==== Given data ====
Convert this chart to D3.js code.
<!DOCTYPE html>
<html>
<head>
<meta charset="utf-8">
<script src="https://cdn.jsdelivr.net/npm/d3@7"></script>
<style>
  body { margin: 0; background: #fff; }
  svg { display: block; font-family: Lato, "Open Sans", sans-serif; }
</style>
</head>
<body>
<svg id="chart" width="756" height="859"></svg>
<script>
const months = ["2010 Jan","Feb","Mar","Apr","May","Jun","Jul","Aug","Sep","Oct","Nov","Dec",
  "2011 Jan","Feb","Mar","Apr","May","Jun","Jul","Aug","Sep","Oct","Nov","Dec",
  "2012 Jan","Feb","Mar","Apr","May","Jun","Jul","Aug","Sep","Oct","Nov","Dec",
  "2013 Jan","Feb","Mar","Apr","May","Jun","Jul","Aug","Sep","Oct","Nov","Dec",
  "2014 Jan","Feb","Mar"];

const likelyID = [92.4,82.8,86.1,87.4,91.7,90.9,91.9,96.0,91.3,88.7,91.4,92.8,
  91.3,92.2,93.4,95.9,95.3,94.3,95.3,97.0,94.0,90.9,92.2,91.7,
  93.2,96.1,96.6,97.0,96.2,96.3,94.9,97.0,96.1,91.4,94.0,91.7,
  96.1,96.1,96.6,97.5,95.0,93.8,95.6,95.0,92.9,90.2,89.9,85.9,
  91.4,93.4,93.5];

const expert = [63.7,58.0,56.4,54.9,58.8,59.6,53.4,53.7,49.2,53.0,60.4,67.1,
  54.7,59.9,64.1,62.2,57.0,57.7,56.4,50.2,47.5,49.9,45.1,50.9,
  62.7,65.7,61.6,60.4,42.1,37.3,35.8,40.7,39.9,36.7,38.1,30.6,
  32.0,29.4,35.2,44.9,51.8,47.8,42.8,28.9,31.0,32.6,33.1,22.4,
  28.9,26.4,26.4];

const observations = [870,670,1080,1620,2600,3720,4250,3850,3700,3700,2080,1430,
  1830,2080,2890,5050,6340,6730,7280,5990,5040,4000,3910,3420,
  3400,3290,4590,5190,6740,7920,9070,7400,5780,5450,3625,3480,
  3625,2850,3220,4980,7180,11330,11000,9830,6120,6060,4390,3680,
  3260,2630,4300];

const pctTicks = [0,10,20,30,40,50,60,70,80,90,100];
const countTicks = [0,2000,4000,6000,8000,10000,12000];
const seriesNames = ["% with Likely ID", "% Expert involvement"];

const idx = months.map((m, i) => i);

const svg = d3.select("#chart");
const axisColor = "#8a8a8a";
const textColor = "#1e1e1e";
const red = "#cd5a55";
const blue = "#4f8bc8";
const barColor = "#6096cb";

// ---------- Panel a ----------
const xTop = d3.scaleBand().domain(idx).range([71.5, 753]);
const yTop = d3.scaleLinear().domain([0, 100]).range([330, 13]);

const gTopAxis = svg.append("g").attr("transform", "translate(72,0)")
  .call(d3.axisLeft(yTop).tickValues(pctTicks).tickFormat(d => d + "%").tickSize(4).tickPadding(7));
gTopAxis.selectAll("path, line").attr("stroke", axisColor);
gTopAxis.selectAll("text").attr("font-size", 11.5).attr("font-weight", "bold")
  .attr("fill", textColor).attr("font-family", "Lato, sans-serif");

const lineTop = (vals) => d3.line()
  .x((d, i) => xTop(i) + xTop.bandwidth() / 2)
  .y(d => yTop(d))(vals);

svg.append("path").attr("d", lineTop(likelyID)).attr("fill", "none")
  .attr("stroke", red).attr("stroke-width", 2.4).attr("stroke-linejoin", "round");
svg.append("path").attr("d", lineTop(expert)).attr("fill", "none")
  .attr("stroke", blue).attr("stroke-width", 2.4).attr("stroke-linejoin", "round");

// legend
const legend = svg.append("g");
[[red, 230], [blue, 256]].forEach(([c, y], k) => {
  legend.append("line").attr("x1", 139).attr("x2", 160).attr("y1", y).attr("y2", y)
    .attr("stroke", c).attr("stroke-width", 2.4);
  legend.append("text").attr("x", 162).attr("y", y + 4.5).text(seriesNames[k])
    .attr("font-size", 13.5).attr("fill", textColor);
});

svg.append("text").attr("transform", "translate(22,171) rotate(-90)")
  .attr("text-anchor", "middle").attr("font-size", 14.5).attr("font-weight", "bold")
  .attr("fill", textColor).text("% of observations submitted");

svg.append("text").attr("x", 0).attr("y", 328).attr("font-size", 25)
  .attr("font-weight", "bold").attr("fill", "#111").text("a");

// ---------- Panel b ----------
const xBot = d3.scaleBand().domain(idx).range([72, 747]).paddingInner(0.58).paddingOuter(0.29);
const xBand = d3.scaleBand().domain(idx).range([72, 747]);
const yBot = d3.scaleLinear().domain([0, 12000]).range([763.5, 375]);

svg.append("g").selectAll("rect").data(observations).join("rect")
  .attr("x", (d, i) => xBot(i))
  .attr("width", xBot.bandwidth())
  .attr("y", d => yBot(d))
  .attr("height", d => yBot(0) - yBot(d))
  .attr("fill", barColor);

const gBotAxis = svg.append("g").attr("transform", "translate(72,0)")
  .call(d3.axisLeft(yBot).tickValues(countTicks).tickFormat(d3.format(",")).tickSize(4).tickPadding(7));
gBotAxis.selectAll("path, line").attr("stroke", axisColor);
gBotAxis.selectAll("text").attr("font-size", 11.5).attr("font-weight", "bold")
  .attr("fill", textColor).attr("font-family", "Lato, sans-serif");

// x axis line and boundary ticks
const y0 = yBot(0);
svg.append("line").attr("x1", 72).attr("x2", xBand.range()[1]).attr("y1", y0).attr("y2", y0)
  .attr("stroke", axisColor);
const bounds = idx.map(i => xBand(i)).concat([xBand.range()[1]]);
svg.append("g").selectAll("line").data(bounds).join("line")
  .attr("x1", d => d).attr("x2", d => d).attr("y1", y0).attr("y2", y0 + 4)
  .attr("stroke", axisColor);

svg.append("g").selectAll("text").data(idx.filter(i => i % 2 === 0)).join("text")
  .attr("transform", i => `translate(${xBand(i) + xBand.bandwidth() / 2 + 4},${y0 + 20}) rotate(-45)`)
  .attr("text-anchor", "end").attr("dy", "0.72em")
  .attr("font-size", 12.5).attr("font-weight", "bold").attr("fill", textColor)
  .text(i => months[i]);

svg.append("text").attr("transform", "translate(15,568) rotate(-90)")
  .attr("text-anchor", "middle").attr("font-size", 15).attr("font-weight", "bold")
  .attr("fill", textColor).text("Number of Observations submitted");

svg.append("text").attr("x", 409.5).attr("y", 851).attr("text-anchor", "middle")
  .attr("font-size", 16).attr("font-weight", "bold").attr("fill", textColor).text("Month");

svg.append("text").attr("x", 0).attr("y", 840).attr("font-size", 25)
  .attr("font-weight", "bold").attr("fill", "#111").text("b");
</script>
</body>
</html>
====
## What is needed
Set down the listing above in full, please, exactly as it appears.

## Full response
Convert this chart to D3.js code.
<!DOCTYPE html>
<html>
<head>
<meta charset="utf-8">
<script src="https://cdn.jsdelivr.net/npm/d3@7"></script>
<style>
  body { margin: 0; background: #fff; }
  svg { display: block; font-family: Lato, "Open Sans", sans-serif; }
</style>
</head>
<body>
<svg id="chart" width="756" height="859"></svg>
<script>
const months = ["2010 Jan","Feb","Mar","Apr","May","Jun","Jul","Aug","Sep","Oct","Nov","Dec",
  "2011 Jan","Feb","Mar","Apr","May","Jun","Jul","Aug","Sep","Oct","Nov","Dec",
  "2012 Jan","Feb","Mar","Apr","May","Jun","Jul","Aug","Sep","Oct","Nov","Dec",
  "2013 Jan","Feb","Mar","Apr","May","Jun","Jul","Aug","Sep","Oct","Nov","Dec",
  "2014 Jan","Feb","Mar"];

const likelyID = [92.4,82.8,86.1,87.4,91.7,90.9,91.9,96.0,91.3,88.7,91.4,92.8,
  91.3,92.2,93.4,95.9,95.3,94.3,95.3,97.0,94.0,90.9,92.2,91.7,
  93.2,96.1,96.6,97.0,96.2,96.3,94.9,97.0,96.1,91.4,94.0,91.7,
  96.1,96.1,96.6,97.5,95.0,93.8,95.6,95.0,92.9,90.2,89.9,85.9,
  91.4,93.4,93.5];

const expert = [63.7,58.0,56.4,54.9,58.8,59.6,53.4,53.7,49.2,53.0,60.4,67.1,
  54.7,59.9,64.1,62.2,57.0,57.7,56.4,50.2,47.5,49.9,45.1,50.9,
  62.7,65.7,61.6,60.4,42.1,37.3,35.8,40.7,39.9,36.7,38.1,30.6,
  32.0,29.4,35.2,44.9,51.8,47.8,42.8,28.9,31.0,32.6,33.1,22.4,
  28.9,26.4,26.4];

const observations = [870,670,1080,1620,2600,3720,4250,3850,3700,3700,2080,1430,
  1830,2080,2890,5050,6340,6730,7280,5990,5040,4000,3910,3420,
  3400,3290,4590,5190,6740,7920,9070,7400,5780,5450,3625,3480,
  3625,2850,3220,4980,7180,11330,11000,9830,6120,6060,4390,3680,
  3260,2630,4300];

const pctTicks = [0,10,20,30,40,50,60,70,80,90,100];
const countTicks = [0,2000,4000,6000,8000,10000,12000];
const seriesNames = ["% with Likely ID", "% Expert involvement"];

const idx = months.map((m, i) => i);

const svg = d3.select("#chart");
const axisColor = "#8a8a8a";
const textColor = "#1e1e1e";
const red = "#cd5a55";
const blue = "#4f8bc8";
const barColor = "#6096cb";

// ---------- Panel a ----------
const xTop = d3.scaleBand().domain(idx).range([71.5, 753]);
const yTop = d3.scaleLinear().domain([0, 100]).range([330, 13]);

const gTopAxis = svg.append("g").attr("transform", "translate(72,0)")
  .call(d3.axisLeft(yTop).tickValues(pctTicks).tickFormat(d => d + "%").tickSize(4).tickPadding(7));
gTopAxis.selectAll("path, line").attr("stroke", axisColor);
gTopAxis.selectAll("text").attr("font-size", 11.5).attr("font-weight", "bold")
  .attr("fill", textColor).attr("font-family", "Lato, sans-serif");

const lineTop = (vals) => d3.line()
  .x((d, i) => xTop(i) + xTop.bandwidth() / 2)
  .y(d => yTop(d))(vals);

svg.append("path").attr("d", lineTop(likelyID)).attr("fill", "none")
  .attr("stroke", red).attr("stroke-width", 2.4).attr("stroke-linejoin", "round");
svg.append("path").attr("d", lineTop(expert)).attr("fill", "none")
  .attr("stroke", blue).attr("stroke-width", 2.4).attr("stroke-linejoin", "round");

// legend
const legend = svg.append("g");
[[red, 230], [blue, 256]].forEach(([c, y], k) => {
  legend.append("line").attr("x1", 139).attr("x2", 160).attr("y1", y).attr("y2", y)
    .attr("stroke", c).attr("stroke-width", 2.4);
  legend.append("text").attr("x", 162).attr("y", y + 4.5).text(seriesNames[k])
    .attr("font-size", 13.5).attr("fill", textColor);
});

svg.append("text").attr("transform", "translate(22,171) rotate(-90)")
  .attr("text-anchor", "middle").attr("font-size", 14.5).attr("font-weight", "bold")
  .attr("fill", textColor).text("% of observations submitted");

svg.append("text").attr("x", 0).attr("y", 328).attr("font-size", 25)
  .attr("font-weight", "bold").attr("fill", "#111").text("a");

// ---------- Panel b ----------
const xBot = d3.scaleBand().domain(idx).range([72, 747]).paddingInner(0.58).paddingOuter(0.29);
const xBand = d3.scaleBand().domain(idx).range([72, 747]);
const yBot = d3.scaleLinear().domain([0, 12000]).range([763.5, 375]);

svg.append("g").selectAll("rect").data(observations).join("rect")
  .attr("x", (d, i) => xBot(i))
  .attr("width", xBot.bandwidth())
  .attr("y", d => yBot(d))
  .attr("height", d => yBot(0) - yBot(d))
  .attr("fill", barColor);

const gBotAxis = svg.append("g").attr("transform", "translate(72,0)")
  .call(d3.axisLeft(yBot).tickValues(countTicks).tickFormat(d3.format(",")).tickSize(4).tickPadding(7));
gBotAxis.selectAll("path, line").attr("stroke", axisColor);
gBotAxis.selectAll("text").attr("font-size", 11.5).attr("font-weight", "bold")
  .attr("fill", textColor).attr("font-family", "Lato, sans-serif");

// x axis line and boundary ticks
const y0 = yBot(0);
svg.append("line").attr("x1", 72).attr("x2", xBand.range()[1]).attr("y1", y0).attr("y2", y0)
  .attr("stroke", axisColor);
const bounds = idx.map(i => xBand(i)).concat([xBand.range()[1]]);
svg.append("g").selectAll("line").data(bounds).join("line")
  .attr("x1", d => d).attr("x2", d => d).attr("y1", y0).attr("y2", y0 + 4)
  .attr("stroke", axisColor);

svg.append("g").selectAll("text").data(idx.filter(i => i % 2 === 0)).join("text")
  .attr("transform", i => `translate(${xBand(i) + xBand.bandwidth() / 2 + 4},${y0 + 20}) rotate(-45)`)
  .attr("text-anchor", "end").attr("dy", "0.72em")
  .attr("font-size", 12.5).attr("font-weight", "bold").attr("fill", textColor)
  .text(i => months[i]);

svg.append("text").attr("transform", "translate(15,568) rotate(-90)")
  .attr("text-anchor", "middle").attr("font-size", 15).attr("font-weight", "bold")
  .attr("fill", textColor).text("Number of Observations submitted");

svg.append("text").attr("x", 409.5).attr("y", 851).attr("text-anchor", "middle")
  .attr("font-size", 16).attr("font-weight", "bold").attr("fill", textColor).text("Month");

svg.append("text").attr("x", 0).attr("y", 840).attr("font-size", 25)
  .attr("font-weight", "bold").attr("fill", "#111").text("b");
</script>
</body>
</html>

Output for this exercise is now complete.